>> start

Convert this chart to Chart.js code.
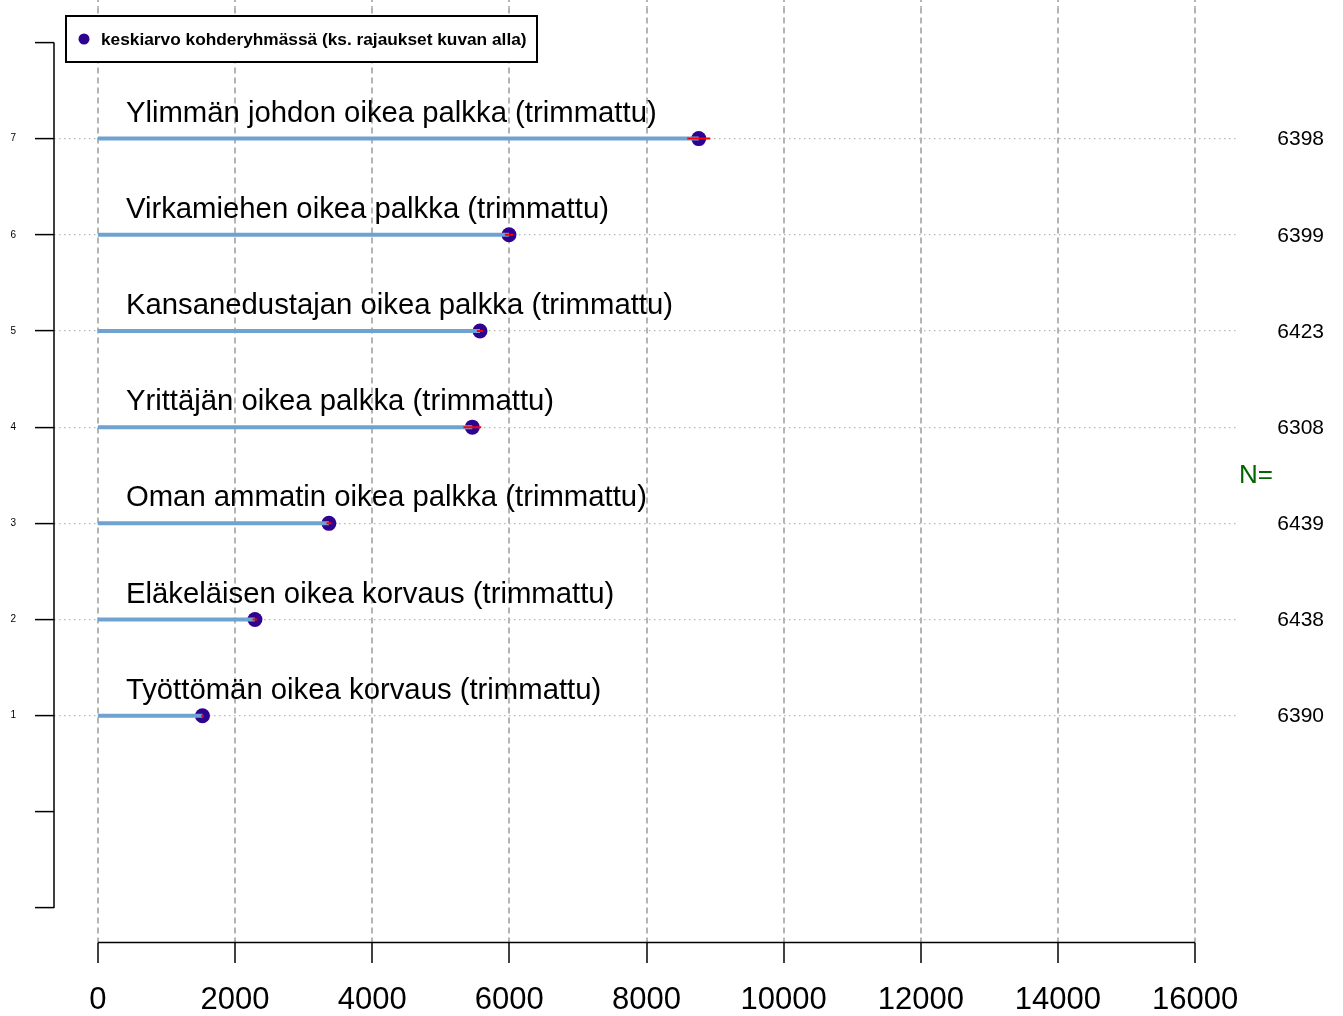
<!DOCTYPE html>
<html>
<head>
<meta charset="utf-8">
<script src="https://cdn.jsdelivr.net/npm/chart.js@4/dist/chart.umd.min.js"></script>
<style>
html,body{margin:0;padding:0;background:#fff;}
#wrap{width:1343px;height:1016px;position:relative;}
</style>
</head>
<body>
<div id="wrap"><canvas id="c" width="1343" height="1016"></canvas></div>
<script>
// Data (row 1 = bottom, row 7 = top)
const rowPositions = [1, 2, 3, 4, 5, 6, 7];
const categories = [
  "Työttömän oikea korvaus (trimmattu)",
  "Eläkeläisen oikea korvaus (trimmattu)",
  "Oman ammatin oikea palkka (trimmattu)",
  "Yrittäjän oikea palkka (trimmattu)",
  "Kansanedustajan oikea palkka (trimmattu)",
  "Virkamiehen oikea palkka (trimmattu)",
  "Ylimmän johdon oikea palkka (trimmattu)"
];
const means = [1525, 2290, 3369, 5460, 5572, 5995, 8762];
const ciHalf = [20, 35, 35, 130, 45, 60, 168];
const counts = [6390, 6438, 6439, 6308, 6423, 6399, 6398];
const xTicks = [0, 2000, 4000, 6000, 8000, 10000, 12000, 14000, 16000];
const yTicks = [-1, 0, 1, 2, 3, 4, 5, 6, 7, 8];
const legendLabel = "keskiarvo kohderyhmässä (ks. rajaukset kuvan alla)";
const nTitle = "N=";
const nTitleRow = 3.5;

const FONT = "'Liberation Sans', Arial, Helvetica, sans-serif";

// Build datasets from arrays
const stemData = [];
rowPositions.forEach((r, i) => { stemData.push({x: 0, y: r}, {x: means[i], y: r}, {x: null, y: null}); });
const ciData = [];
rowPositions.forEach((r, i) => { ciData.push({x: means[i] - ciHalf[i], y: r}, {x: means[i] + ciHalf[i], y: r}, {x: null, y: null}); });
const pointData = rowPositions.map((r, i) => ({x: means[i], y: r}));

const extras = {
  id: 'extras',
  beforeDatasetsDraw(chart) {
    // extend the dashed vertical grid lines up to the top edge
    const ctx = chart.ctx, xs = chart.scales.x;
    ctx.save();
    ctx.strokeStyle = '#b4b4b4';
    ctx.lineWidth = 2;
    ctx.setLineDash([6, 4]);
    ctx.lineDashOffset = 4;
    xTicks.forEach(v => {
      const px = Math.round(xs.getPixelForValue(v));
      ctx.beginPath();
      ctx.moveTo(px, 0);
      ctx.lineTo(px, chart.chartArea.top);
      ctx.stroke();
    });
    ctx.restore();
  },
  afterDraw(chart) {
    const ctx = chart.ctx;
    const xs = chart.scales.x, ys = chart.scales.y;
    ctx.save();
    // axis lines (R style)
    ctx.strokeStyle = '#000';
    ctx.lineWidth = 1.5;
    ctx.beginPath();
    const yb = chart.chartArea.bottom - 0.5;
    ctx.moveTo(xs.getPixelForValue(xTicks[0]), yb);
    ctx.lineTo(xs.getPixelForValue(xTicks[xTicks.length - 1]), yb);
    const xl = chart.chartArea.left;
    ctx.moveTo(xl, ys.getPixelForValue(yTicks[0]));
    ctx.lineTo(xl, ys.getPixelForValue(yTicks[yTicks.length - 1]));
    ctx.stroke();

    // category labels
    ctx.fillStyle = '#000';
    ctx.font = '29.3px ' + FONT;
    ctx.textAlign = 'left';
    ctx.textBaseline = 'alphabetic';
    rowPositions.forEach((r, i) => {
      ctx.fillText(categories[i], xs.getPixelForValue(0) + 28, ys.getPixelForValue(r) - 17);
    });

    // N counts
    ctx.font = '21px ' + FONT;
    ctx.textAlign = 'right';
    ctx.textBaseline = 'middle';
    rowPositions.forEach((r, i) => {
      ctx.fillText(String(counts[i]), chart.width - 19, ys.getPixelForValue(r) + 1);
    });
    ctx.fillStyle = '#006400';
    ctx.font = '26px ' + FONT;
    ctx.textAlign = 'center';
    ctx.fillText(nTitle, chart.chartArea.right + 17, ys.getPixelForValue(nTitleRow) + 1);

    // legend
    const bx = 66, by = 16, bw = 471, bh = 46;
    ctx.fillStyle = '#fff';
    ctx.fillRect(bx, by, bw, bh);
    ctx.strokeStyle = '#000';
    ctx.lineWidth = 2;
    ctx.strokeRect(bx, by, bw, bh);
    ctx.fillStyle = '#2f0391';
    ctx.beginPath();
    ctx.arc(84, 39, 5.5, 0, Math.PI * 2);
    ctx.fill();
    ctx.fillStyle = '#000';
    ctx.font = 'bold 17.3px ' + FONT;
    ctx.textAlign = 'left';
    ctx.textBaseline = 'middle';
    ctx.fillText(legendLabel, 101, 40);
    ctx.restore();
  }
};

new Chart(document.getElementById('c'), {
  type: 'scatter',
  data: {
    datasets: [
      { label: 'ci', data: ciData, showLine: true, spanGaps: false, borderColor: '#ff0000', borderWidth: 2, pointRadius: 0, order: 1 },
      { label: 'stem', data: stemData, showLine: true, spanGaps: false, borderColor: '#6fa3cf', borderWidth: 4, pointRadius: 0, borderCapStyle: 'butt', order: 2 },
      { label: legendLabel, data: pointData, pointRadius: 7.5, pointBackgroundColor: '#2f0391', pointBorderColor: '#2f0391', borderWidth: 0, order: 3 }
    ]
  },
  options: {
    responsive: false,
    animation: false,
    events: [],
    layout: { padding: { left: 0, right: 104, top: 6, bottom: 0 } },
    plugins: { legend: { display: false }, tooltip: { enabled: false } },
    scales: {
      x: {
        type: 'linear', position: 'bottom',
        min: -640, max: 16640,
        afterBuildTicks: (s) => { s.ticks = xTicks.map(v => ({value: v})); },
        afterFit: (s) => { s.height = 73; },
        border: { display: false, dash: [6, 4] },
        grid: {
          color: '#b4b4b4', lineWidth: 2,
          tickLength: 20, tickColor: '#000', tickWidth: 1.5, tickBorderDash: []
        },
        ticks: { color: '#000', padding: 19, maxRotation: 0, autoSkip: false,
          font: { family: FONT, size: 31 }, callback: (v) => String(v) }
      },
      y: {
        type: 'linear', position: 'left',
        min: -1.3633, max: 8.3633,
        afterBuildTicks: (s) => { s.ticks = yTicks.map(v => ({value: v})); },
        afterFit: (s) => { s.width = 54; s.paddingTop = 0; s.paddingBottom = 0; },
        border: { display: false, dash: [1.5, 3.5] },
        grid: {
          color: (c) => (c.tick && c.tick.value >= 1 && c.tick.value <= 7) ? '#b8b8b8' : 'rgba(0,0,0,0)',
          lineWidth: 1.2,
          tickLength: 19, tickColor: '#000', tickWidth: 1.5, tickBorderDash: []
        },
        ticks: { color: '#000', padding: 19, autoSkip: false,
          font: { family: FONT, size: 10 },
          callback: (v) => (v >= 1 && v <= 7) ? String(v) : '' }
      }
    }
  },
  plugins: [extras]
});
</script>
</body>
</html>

>> end

WHAT YOU SHOULD DO: Transcribe the material exactly, keeping every word and none of the pictures.

TASK RESULT:
Convert this chart to Chart.js code.
<!DOCTYPE html>
<html>
<head>
<meta charset="utf-8">
<script src="https://cdn.jsdelivr.net/npm/chart.js@4/dist/chart.umd.min.js"></script>
<style>
html,body{margin:0;padding:0;background:#fff;}
#wrap{width:1343px;height:1016px;position:relative;}
</style>
</head>
<body>
<div id="wrap"><canvas id="c" width="1343" height="1016"></canvas></div>
<script>
// Data (row 1 = bottom, row 7 = top)
const rowPositions = [1, 2, 3, 4, 5, 6, 7];
const categories = [
  "Työttömän oikea korvaus (trimmattu)",
  "Eläkeläisen oikea korvaus (trimmattu)",
  "Oman ammatin oikea palkka (trimmattu)",
  "Yrittäjän oikea palkka (trimmattu)",
  "Kansanedustajan oikea palkka (trimmattu)",
  "Virkamiehen oikea palkka (trimmattu)",
  "Ylimmän johdon oikea palkka (trimmattu)"
];
const means = [1525, 2290, 3369, 5460, 5572, 5995, 8762];
const ciHalf = [20, 35, 35, 130, 45, 60, 168];
const counts = [6390, 6438, 6439, 6308, 6423, 6399, 6398];
const xTicks = [0, 2000, 4000, 6000, 8000, 10000, 12000, 14000, 16000];
const yTicks = [-1, 0, 1, 2, 3, 4, 5, 6, 7, 8];
const legendLabel = "keskiarvo kohderyhmässä (ks. rajaukset kuvan alla)";
const nTitle = "N=";
const nTitleRow = 3.5;

const FONT = "'Liberation Sans', Arial, Helvetica, sans-serif";

// Build datasets from arrays
const stemData = [];
rowPositions.forEach((r, i) => { stemData.push({x: 0, y: r}, {x: means[i], y: r}, {x: null, y: null}); });
const ciData = [];
rowPositions.forEach((r, i) => { ciData.push({x: means[i] - ciHalf[i], y: r}, {x: means[i] + ciHalf[i], y: r}, {x: null, y: null}); });
const pointData = rowPositions.map((r, i) => ({x: means[i], y: r}));

const extras = {
  id: 'extras',
  beforeDatasetsDraw(chart) {
    // extend the dashed vertical grid lines up to the top edge
    const ctx = chart.ctx, xs = chart.scales.x;
    ctx.save();
    ctx.strokeStyle = '#b4b4b4';
    ctx.lineWidth = 2;
    ctx.setLineDash([6, 4]);
    ctx.lineDashOffset = 4;
    xTicks.forEach(v => {
      const px = Math.round(xs.getPixelForValue(v));
      ctx.beginPath();
      ctx.moveTo(px, 0);
      ctx.lineTo(px, chart.chartArea.top);
      ctx.stroke();
    });
    ctx.restore();
  },
  afterDraw(chart) {
    const ctx = chart.ctx;
    const xs = chart.scales.x, ys = chart.scales.y;
    ctx.save();
    // axis lines (R style)
    ctx.strokeStyle = '#000';
    ctx.lineWidth = 1.5;
    ctx.beginPath();
    const yb = chart.chartArea.bottom - 0.5;
    ctx.moveTo(xs.getPixelForValue(xTicks[0]), yb);
    ctx.lineTo(xs.getPixelForValue(xTicks[xTicks.length - 1]), yb);
    const xl = chart.chartArea.left;
    ctx.moveTo(xl, ys.getPixelForValue(yTicks[0]));
    ctx.lineTo(xl, ys.getPixelForValue(yTicks[yTicks.length - 1]));
    ctx.stroke();

    // category labels
    ctx.fillStyle = '#000';
    ctx.font = '29.3px ' + FONT;
    ctx.textAlign = 'left';
    ctx.textBaseline = 'alphabetic';
    rowPositions.forEach((r, i) => {
      ctx.fillText(categories[i], xs.getPixelForValue(0) + 28, ys.getPixelForValue(r) - 17);
    });

    // N counts
    ctx.font = '21px ' + FONT;
    ctx.textAlign = 'right';
    ctx.textBaseline = 'middle';
    rowPositions.forEach((r, i) => {
      ctx.fillText(String(counts[i]), chart.width - 19, ys.getPixelForValue(r) + 1);
    });
    ctx.fillStyle = '#006400';
    ctx.font = '26px ' + FONT;
    ctx.textAlign = 'center';
    ctx.fillText(nTitle, chart.chartArea.right + 17, ys.getPixelForValue(nTitleRow) + 1);

    // legend
    const bx = 66, by = 16, bw = 471, bh = 46;
    ctx.fillStyle = '#fff';
    ctx.fillRect(bx, by, bw, bh);
    ctx.strokeStyle = '#000';
    ctx.lineWidth = 2;
    ctx.strokeRect(bx, by, bw, bh);
    ctx.fillStyle = '#2f0391';
    ctx.beginPath();
    ctx.arc(84, 39, 5.5, 0, Math.PI * 2);
    ctx.fill();
    ctx.fillStyle = '#000';
    ctx.font = 'bold 17.3px ' + FONT;
    ctx.textAlign = 'left';
    ctx.textBaseline = 'middle';
    ctx.fillText(legendLabel, 101, 40);
    ctx.restore();
  }
};

new Chart(document.getElementById('c'), {
  type: 'scatter',
  data: {
    datasets: [
      { label: 'ci', data: ciData, showLine: true, spanGaps: false, borderColor: '#ff0000', borderWidth: 2, pointRadius: 0, order: 1 },
      { label: 'stem', data: stemData, showLine: true, spanGaps: false, borderColor: '#6fa3cf', borderWidth: 4, pointRadius: 0, borderCapStyle: 'butt', order: 2 },
      { label: legendLabel, data: pointData, pointRadius: 7.5, pointBackgroundColor: '#2f0391', pointBorderColor: '#2f0391', borderWidth: 0, order: 3 }
    ]
  },
  options: {
    responsive: false,
    animation: false,
    events: [],
    layout: { padding: { left: 0, right: 104, top: 6, bottom: 0 } },
    plugins: { legend: { display: false }, tooltip: { enabled: false } },
    scales: {
      x: {
        type: 'linear', position: 'bottom',
        min: -640, max: 16640,
        afterBuildTicks: (s) => { s.ticks = xTicks.map(v => ({value: v})); },
        afterFit: (s) => { s.height = 73; },
        border: { display: false, dash: [6, 4] },
        grid: {
          color: '#b4b4b4', lineWidth: 2,
          tickLength: 20, tickColor: '#000', tickWidth: 1.5, tickBorderDash: []
        },
        ticks: { color: '#000', padding: 19, maxRotation: 0, autoSkip: false,
          font: { family: FONT, size: 31 }, callback: (v) => String(v) }
      },
      y: {
        type: 'linear', position: 'left',
        min: -1.3633, max: 8.3633,
        afterBuildTicks: (s) => { s.ticks = yTicks.map(v => ({value: v})); },
        afterFit: (s) => { s.width = 54; s.paddingTop = 0; s.paddingBottom = 0; },
        border: { display: false, dash: [1.5, 3.5] },
        grid: {
          color: (c) => (c.tick && c.tick.value >= 1 && c.tick.value <= 7) ? '#b8b8b8' : 'rgba(0,0,0,0)',
          lineWidth: 1.2,
          tickLength: 19, tickColor: '#000', tickWidth: 1.5, tickBorderDash: []
        },
        ticks: { color: '#000', padding: 19, autoSkip: false,
          font: { family: FONT, size: 10 },
          callback: (v) => (v >= 1 && v <= 7) ? String(v) : '' }
      }
    }
  },
  plugins: [extras]
});
</script>
</body>
</html>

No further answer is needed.